-------- Stored data

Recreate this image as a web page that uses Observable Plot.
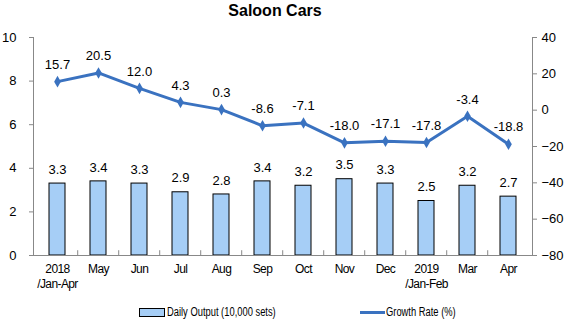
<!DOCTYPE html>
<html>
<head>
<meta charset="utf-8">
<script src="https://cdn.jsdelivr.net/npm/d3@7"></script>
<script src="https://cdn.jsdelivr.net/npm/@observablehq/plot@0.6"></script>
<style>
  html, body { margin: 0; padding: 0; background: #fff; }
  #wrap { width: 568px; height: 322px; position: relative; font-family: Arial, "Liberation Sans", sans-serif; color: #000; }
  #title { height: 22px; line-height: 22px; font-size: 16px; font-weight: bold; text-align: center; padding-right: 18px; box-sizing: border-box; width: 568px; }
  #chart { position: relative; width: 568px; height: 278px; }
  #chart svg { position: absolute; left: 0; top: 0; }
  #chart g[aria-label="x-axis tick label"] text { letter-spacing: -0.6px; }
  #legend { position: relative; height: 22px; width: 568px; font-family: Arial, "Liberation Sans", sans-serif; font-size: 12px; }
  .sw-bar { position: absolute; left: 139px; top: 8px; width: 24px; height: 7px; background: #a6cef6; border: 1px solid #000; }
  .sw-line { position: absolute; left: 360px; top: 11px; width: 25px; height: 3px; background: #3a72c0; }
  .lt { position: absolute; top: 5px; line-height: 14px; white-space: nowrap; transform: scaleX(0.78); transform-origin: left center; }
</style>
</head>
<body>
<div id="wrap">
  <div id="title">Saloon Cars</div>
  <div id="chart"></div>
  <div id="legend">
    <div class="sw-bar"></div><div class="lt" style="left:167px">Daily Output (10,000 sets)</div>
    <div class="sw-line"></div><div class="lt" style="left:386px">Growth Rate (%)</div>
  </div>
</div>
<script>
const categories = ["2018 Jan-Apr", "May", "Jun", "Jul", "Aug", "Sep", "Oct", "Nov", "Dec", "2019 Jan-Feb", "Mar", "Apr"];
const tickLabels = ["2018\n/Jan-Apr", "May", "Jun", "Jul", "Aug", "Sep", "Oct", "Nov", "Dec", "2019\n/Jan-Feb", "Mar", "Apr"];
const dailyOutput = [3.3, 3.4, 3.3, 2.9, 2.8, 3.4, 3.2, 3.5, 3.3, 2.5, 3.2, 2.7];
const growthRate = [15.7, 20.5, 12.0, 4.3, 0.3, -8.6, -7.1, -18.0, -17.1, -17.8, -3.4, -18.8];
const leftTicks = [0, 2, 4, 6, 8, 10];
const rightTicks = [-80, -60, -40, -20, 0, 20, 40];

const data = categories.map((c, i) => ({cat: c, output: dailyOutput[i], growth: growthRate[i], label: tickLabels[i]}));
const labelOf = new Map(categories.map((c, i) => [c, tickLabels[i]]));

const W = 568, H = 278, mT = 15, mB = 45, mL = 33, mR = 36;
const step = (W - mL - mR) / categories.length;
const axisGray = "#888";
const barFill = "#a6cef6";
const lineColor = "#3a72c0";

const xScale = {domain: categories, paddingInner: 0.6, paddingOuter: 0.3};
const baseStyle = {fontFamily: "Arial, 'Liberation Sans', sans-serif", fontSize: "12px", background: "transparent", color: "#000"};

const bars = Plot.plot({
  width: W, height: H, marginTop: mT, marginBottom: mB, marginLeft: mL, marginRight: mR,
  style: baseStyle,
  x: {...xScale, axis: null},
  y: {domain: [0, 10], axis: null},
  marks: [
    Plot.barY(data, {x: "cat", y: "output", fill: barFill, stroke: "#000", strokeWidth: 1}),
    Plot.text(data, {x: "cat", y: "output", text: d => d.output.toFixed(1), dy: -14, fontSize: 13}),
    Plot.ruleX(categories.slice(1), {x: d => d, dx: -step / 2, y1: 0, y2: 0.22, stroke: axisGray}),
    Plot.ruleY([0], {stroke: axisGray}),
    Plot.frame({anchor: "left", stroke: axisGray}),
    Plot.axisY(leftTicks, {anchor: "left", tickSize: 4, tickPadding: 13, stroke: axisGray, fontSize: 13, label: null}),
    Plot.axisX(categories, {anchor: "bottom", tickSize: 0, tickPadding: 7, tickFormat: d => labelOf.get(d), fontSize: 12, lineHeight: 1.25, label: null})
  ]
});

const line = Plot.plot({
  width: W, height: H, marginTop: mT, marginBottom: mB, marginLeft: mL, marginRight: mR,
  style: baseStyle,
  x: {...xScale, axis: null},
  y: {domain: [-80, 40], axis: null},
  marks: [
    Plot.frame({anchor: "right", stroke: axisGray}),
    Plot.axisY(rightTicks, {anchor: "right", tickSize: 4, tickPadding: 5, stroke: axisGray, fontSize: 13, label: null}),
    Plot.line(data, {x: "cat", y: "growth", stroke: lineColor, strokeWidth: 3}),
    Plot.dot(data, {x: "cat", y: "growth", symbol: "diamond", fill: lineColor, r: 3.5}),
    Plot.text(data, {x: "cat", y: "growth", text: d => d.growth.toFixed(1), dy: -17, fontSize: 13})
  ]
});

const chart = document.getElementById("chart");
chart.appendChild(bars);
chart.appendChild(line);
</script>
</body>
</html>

----------------

* Objective *
Quote the material word for word, dropping any images it holds.

* Final result *
Recreate this image as a web page that uses Observable Plot.
<!DOCTYPE html>
<html>
<head>
<meta charset="utf-8">
<script src="https://cdn.jsdelivr.net/npm/d3@7"></script>
<script src="https://cdn.jsdelivr.net/npm/@observablehq/plot@0.6"></script>
<style>
  html, body { margin: 0; padding: 0; background: #fff; }
  #wrap { width: 568px; height: 322px; position: relative; font-family: Arial, "Liberation Sans", sans-serif; color: #000; }
  #title { height: 22px; line-height: 22px; font-size: 16px; font-weight: bold; text-align: center; padding-right: 18px; box-sizing: border-box; width: 568px; }
  #chart { position: relative; width: 568px; height: 278px; }
  #chart svg { position: absolute; left: 0; top: 0; }
  #chart g[aria-label="x-axis tick label"] text { letter-spacing: -0.6px; }
  #legend { position: relative; height: 22px; width: 568px; font-family: Arial, "Liberation Sans", sans-serif; font-size: 12px; }
  .sw-bar { position: absolute; left: 139px; top: 8px; width: 24px; height: 7px; background: #a6cef6; border: 1px solid #000; }
  .sw-line { position: absolute; left: 360px; top: 11px; width: 25px; height: 3px; background: #3a72c0; }
  .lt { position: absolute; top: 5px; line-height: 14px; white-space: nowrap; transform: scaleX(0.78); transform-origin: left center; }
</style>
</head>
<body>
<div id="wrap">
  <div id="title">Saloon Cars</div>
  <div id="chart"></div>
  <div id="legend">
    <div class="sw-bar"></div><div class="lt" style="left:167px">Daily Output (10,000 sets)</div>
    <div class="sw-line"></div><div class="lt" style="left:386px">Growth Rate (%)</div>
  </div>
</div>
<script>
const categories = ["2018 Jan-Apr", "May", "Jun", "Jul", "Aug", "Sep", "Oct", "Nov", "Dec", "2019 Jan-Feb", "Mar", "Apr"];
const tickLabels = ["2018\n/Jan-Apr", "May", "Jun", "Jul", "Aug", "Sep", "Oct", "Nov", "Dec", "2019\n/Jan-Feb", "Mar", "Apr"];
const dailyOutput = [3.3, 3.4, 3.3, 2.9, 2.8, 3.4, 3.2, 3.5, 3.3, 2.5, 3.2, 2.7];
const growthRate = [15.7, 20.5, 12.0, 4.3, 0.3, -8.6, -7.1, -18.0, -17.1, -17.8, -3.4, -18.8];
const leftTicks = [0, 2, 4, 6, 8, 10];
const rightTicks = [-80, -60, -40, -20, 0, 20, 40];

const data = categories.map((c, i) => ({cat: c, output: dailyOutput[i], growth: growthRate[i], label: tickLabels[i]}));
const labelOf = new Map(categories.map((c, i) => [c, tickLabels[i]]));

const W = 568, H = 278, mT = 15, mB = 45, mL = 33, mR = 36;
const step = (W - mL - mR) / categories.length;
const axisGray = "#888";
const barFill = "#a6cef6";
const lineColor = "#3a72c0";

const xScale = {domain: categories, paddingInner: 0.6, paddingOuter: 0.3};
const baseStyle = {fontFamily: "Arial, 'Liberation Sans', sans-serif", fontSize: "12px", background: "transparent", color: "#000"};

const bars = Plot.plot({
  width: W, height: H, marginTop: mT, marginBottom: mB, marginLeft: mL, marginRight: mR,
  style: baseStyle,
  x: {...xScale, axis: null},
  y: {domain: [0, 10], axis: null},
  marks: [
    Plot.barY(data, {x: "cat", y: "output", fill: barFill, stroke: "#000", strokeWidth: 1}),
    Plot.text(data, {x: "cat", y: "output", text: d => d.output.toFixed(1), dy: -14, fontSize: 13}),
    Plot.ruleX(categories.slice(1), {x: d => d, dx: -step / 2, y1: 0, y2: 0.22, stroke: axisGray}),
    Plot.ruleY([0], {stroke: axisGray}),
    Plot.frame({anchor: "left", stroke: axisGray}),
    Plot.axisY(leftTicks, {anchor: "left", tickSize: 4, tickPadding: 13, stroke: axisGray, fontSize: 13, label: null}),
    Plot.axisX(categories, {anchor: "bottom", tickSize: 0, tickPadding: 7, tickFormat: d => labelOf.get(d), fontSize: 12, lineHeight: 1.25, label: null})
  ]
});

const line = Plot.plot({
  width: W, height: H, marginTop: mT, marginBottom: mB, marginLeft: mL, marginRight: mR,
  style: baseStyle,
  x: {...xScale, axis: null},
  y: {domain: [-80, 40], axis: null},
  marks: [
    Plot.frame({anchor: "right", stroke: axisGray}),
    Plot.axisY(rightTicks, {anchor: "right", tickSize: 4, tickPadding: 5, stroke: axisGray, fontSize: 13, label: null}),
    Plot.line(data, {x: "cat", y: "growth", stroke: lineColor, strokeWidth: 3}),
    Plot.dot(data, {x: "cat", y: "growth", symbol: "diamond", fill: lineColor, r: 3.5}),
    Plot.text(data, {x: "cat", y: "growth", text: d => d.growth.toFixed(1), dy: -17, fontSize: 13})
  ]
});

const chart = document.getElementById("chart");
chart.appendChild(bars);
chart.appendChild(line);
</script>
</body>
</html>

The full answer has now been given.